GIVEN INFORMATION
◆ ◆ ◆
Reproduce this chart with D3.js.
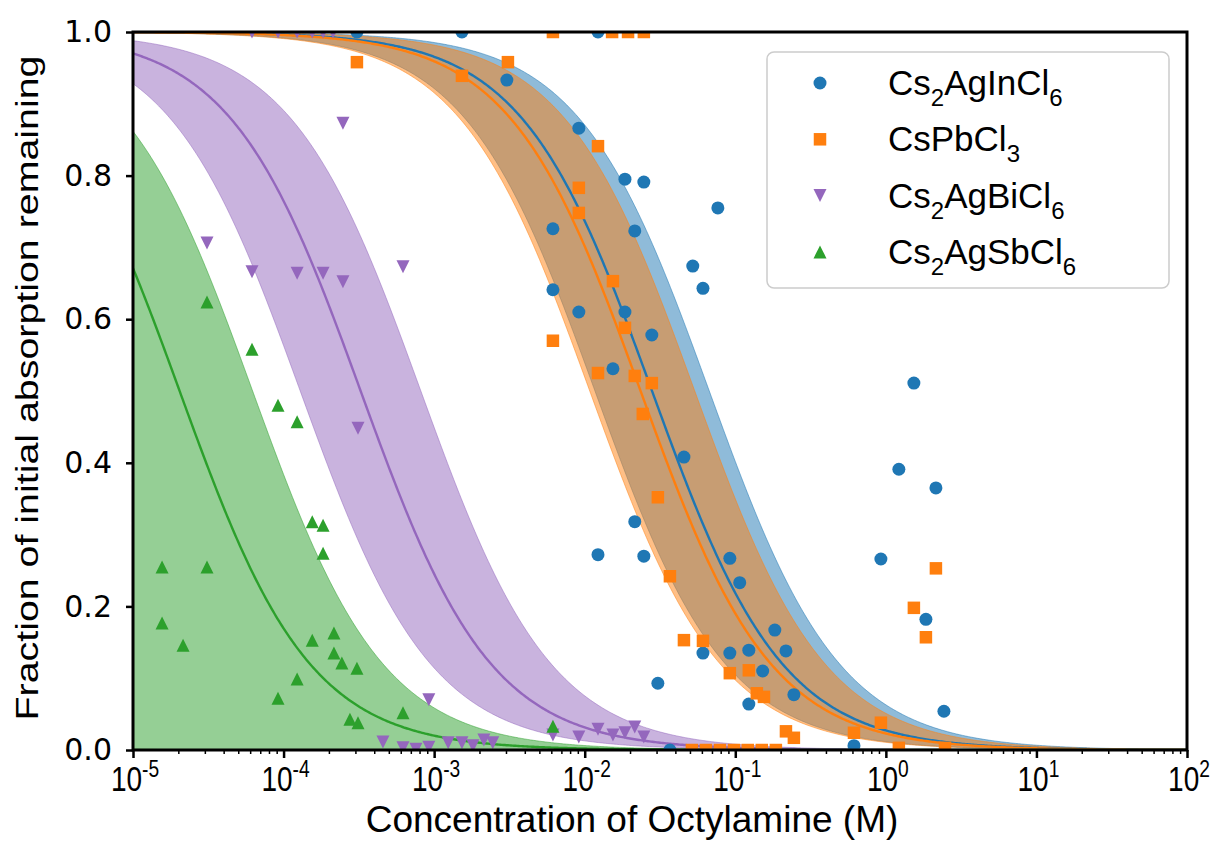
<!DOCTYPE html>
<html>
<head>
<meta charset="utf-8">
<script src="https://cdn.jsdelivr.net/npm/d3@7"></script>
<style>
body{margin:0;background:#fff;}
svg{display:block;}
</style>
</head>
<body>
<div id="chart"></div>
<script>
// concentrations (M) and fraction of absorption remaining
var inConc = [3.07e-4,1.53e-3,0.01225,3.04e-3,9.14e-3,0.0185,0.0247,0.0766,0.0215,6.15e-3,0.0522,0.061,6.15e-3,9.14e-3,0.0185,0.0279,0.0154,0.0456,0.0215,0.01225,0.0247,0.092,0.107,0.0306,0.183,0.061,0.092,0.123,0.217,0.152,0.245,0.123,0.0368,1.535,1.22,2.15,0.927,1.845,2.43,0.614];
var inFrac = [1.0,1.0,1.0,0.933,0.866,0.795,0.791,0.755,0.723,0.726,0.674,0.643,0.641,0.610,0.610,0.578,0.531,0.408,0.318,0.272,0.270,0.267,0.233,0.093,0.167,0.135,0.135,0.139,0.138,0.110,0.077,0.064,0.0,0.511,0.391,0.365,0.266,0.182,0.054,0.006];

var pbConc = [3.07e-4,1.53e-3,3.09e-3,6.15e-3,0.0152,0.0194,0.0247,0.01225,9.14e-3,9.14e-3,0.0154,0.0185,6.15e-3,0.01225,0.0215,0.0279,0.0243,0.0306,0.0368,0.0456,0.061,0.092,0.123,0.139,0.155,0.217,0.245,0.0515,0.0638,0.0791,0.098,0.121,0.150,0.186,2.15,1.535,1.845,0.927,0.614,1.22,2.47];
var pbFrac = [0.958,0.939,0.958,1.0,1.0,1.0,1.0,0.841,0.783,0.748,0.653,0.588,0.570,0.525,0.521,0.511,0.468,0.352,0.242,0.153,0.152,0.107,0.111,0.079,0.074,0.026,0.017,0,0,0,0,0,0,0,0.253,0.198,0.157,0.038,0.024,0.003,0.003];

var biConc = [6.17e-5,9.18e-5,1.23e-4,1.55e-4,1.83e-4,2.13e-4,2.48e-4,3.10e-5,6.17e-5,1.23e-4,1.83e-4,2.48e-4,6.21e-4,3.12e-4,9.22e-4,4.57e-4,6.21e-4,7.57e-4,9.22e-4,1.24e-3,1.53e-3,1.81e-3,2.14e-3,2.45e-3,6.15e-3,9.14e-3,0.01225,0.0154,0.0185,0.0215,0.0247];
var biFrac = [1.0,1.0,1.0,1.0,1.0,1.0,0.873,0.706,0.666,0.664,0.664,0.652,0.673,0.448,0.070,0.011,0.003,0.001,0.004,0.010,0.010,0.006,0.014,0.010,0.021,0.018,0.029,0.021,0.024,0.032,0.018];

var sbConc = [3.10e-5,6.17e-5,9.18e-5,1.23e-4,1.55e-4,1.83e-4,1.83e-4,1.56e-5,3.10e-5,1.56e-5,2.15e-5,2.16e-4,1.55e-4,2.16e-4,2.44e-4,3.07e-4,1.23e-4,9.18e-5,6.21e-4,2.76e-4,3.12e-4,6.15e-3];
var sbFrac = [0.624,0.558,0.480,0.457,0.318,0.313,0.274,0.255,0.255,0.177,0.146,0.163,0.153,0.135,0.121,0.114,0.099,0.072,0.052,0.043,0.038,0.033];

// dose-response fits: EC50 (M), Hill slope, band edges (EC50 of lower / upper bound)
var seriesNames = ["Cs2AgInCl6","CsPbCl3","Cs2AgBiCl6","Cs2AgSbCl6"];
var fitEC50 = [0.028, 0.0235, 3.25e-4, 2.04e-5];
var fitHill = [1, 1, 1, 1];
var bandLow = [0.0117, 0.0108, 1.29e-4, 1e-8];
var bandHigh = [0.0672, 0.0538, 8.16e-4, 6.23e-5];

var xTicks = [1e-5,1e-4,1e-3,1e-2,1e-1,1e0,1e1,1e2];
var xExp = ["-5","-4","-3","-2","-1","0","1","2"];
var yTicks = [0,0.2,0.4,0.6,0.8,1.0];

var colors = ["#1f77b4","#ff7f0e","#9467bd","#2ca02c"];
var shapes = ["circle","square","down","up"];

var W = 1217, H = 843;
var svg = d3.select("#chart").append("svg").attr("width", W).attr("height", H);

var x = d3.scaleLog().domain([1e-5, 1e2]).range([133, 1187]);
var y = d3.scaleLinear().domain([0, 1]).range([750, 32]);

svg.append("clipPath").attr("id", "plotclip")
	.append("rect").attr("x", 133).attr("y", 32).attr("width", 1054).attr("height", 718);

var plot = svg.append("g").attr("clip-path", "url(#plotclip)");

function hill(c, ec50, n){
	return 1 / (1 + Math.pow(c / ec50, n));
}

var grid = d3.range(0, 701).map(function(i){ return Math.pow(10, -5 + i * 0.01); });

// bands
seriesNames.forEach(function(name, i){
	var area = d3.area()
		.x(function(c){ return x(c); })
		.y0(function(c){ return y(hill(c, bandLow[i], fitHill[i])); })
		.y1(function(c){ return y(hill(c, bandHigh[i], fitHill[i])); });
	plot.append("path")
		.datum(grid)
		.attr("d", area)
		.attr("fill", colors[i])
		.attr("fill-opacity", 0.5)
		.attr("stroke", colors[i])
		.attr("stroke-opacity", 0.5)
		.attr("stroke-width", 1);
});

// fitted curves
seriesNames.forEach(function(name, i){
	var line = d3.line()
		.x(function(c){ return x(c); })
		.y(function(c){ return y(hill(c, fitEC50[i], fitHill[i])); });
	plot.append("path")
		.datum(grid)
		.attr("d", line)
		.attr("fill", "none")
		.attr("stroke", colors[i])
		.attr("stroke-width", 2.4);
});

function markerPath(shape, s){
	var h = s / 2;
	if (shape == "circle") return d3.symbol().type(d3.symbolCircle).size(Math.PI * h * h)();
	if (shape == "square") return "M" + (-h) + "," + (-h) + "H" + h + "V" + h + "H" + (-h) + "Z";
	if (shape == "up") return "M0," + (-h) + "L" + h + "," + h + "L" + (-h) + "," + h + "Z";
	return "M0," + h + "L" + h + "," + (-h) + "L" + (-h) + "," + (-h) + "Z";
}
var markerSize = [13, 12.5, 13, 13];

var allConc = [inConc, pbConc, biConc, sbConc];
var allFrac = [inFrac, pbFrac, biFrac, sbFrac];

seriesNames.forEach(function(name, i){
	var pts = allConc[i].map(function(c, k){ return {c: c, f: allFrac[i][k]}; });
	plot.append("g").selectAll("path")
		.data(pts)
		.enter().append("path")
		.attr("d", markerPath(shapes[i], markerSize[i]))
		.attr("transform", function(d){ return "translate(" + x(d.c) + "," + y(d.f) + ")"; })
		.attr("fill", colors[i]);
});

// axes
var minor = [];
for (var e = -5; e < 2; e++) {
	for (var m = 2; m < 10; m++) minor.push(m * Math.pow(10, e));
}
svg.append("g").attr("transform", "translate(0,750)")
	.call(d3.axisBottom(x).tickValues(minor).tickSize(4).tickFormat(""))
	.call(function(g){ g.select(".domain").remove(); g.selectAll("line").attr("stroke-width", 1.5); });
svg.append("g").attr("transform", "translate(0,750)")
	.call(d3.axisBottom(x).tickValues(xTicks).tickSize(8).tickFormat(""))
	.call(function(g){ g.select(".domain").remove(); g.selectAll("line").attr("stroke-width", 2.5); });

var xl = svg.append("g").selectAll("g")
	.data(xTicks)
	.enter().append("g")
	.attr("transform", function(d){ return "translate(" + (x(d) + 2) + ",791) scale(0.8,1)"; });
xl.append("text")
	.attr("text-anchor", "middle")
	.style("font-family", "Liberation Sans, Arial, sans-serif")
	.style("font-size", "35px")
	.each(function(d, i){
		var t = d3.select(this);
		t.append("tspan").text("10");
		t.append("tspan").attr("dy", -14).style("font-size", "24px").text(xExp[i]);
	});

svg.append("g").attr("transform", "translate(133,0)")
	.call(d3.axisLeft(y).tickValues(yTicks).tickSize(7).tickPadding(14).tickFormat(d3.format(".1f")))
	.call(function(g){
		g.select(".domain").remove();
		g.selectAll("line").attr("stroke-width", 2.5);
		g.selectAll("text")
			.style("font-family", "DejaVu Sans, sans-serif")
			.style("font-size", "30px")
			.attr("fill", "#000");
	});

// frame
svg.append("rect")
	.attr("x", 133).attr("y", 32).attr("width", 1054).attr("height", 718)
	.attr("fill", "none").attr("stroke", "#000").attr("stroke-width", 3);

// axis titles
svg.append("text")
	.attr("x", 632).attr("y", 832)
	.attr("text-anchor", "middle")
	.style("font-family", "Liberation Sans, Arial, sans-serif")
	.style("font-size", "37px")
	.text("Concentration of Octylamine (M)");

svg.append("text")
	.attr("transform", "translate(38,388) rotate(-90)")
	.attr("text-anchor", "middle")
	.attr("textLength", 665)
	.attr("lengthAdjust", "spacingAndGlyphs")
	.style("font-family", "Liberation Sans, Arial, sans-serif")
	.style("font-size", "31px")
	.text("Fraction of initial absorption remaining");

// legend
var legendParts = [
	[["Cs",""],["2","sub"],["AgInCl",""],["6","sub"]],
	[["CsPbCl",""],["3","sub"]],
	[["Cs",""],["2","sub"],["AgBiCl",""],["6","sub"]],
	[["Cs",""],["2","sub"],["AgSbCl",""],["6","sub"]]
];
var legend = svg.append("g");
legend.append("rect")
	.attr("x", 767).attr("y", 52).attr("width", 402).attr("height", 236)
	.attr("rx", 7)
	.attr("fill", "#fff").attr("fill-opacity", 0.8)
	.attr("stroke", "#cccccc").attr("stroke-width", 1.5);

seriesNames.forEach(function(name, i){
	var ry = 83 + i * 56.3;
	legend.append("path")
		.attr("d", markerPath(shapes[i], markerSize[i]))
		.attr("transform", "translate(820," + ry + ")")
		.attr("fill", colors[i]);
	var t = legend.append("text")
		.attr("x", 888).attr("y", ry + 12)
		.style("font-family", "Liberation Sans, Arial, sans-serif")
		.style("font-size", "35px");
	legendParts[i].forEach(function(p){
		var sp = t.append("tspan").text(p[0]);
		if (p[1] == "sub") {
			sp.style("font-size", "24px").attr("dy", 11);
		} else {
			sp.attr("dy", t.selectAll("tspan").size() > 1 ? -11 : 0);
		}
	});
});
</script>
</body>
</html>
◆ ◆ ◆
PROMPT
What is the number of lines that hold the string "this"? Reply with that number alone.

WRITTEN REPLY
2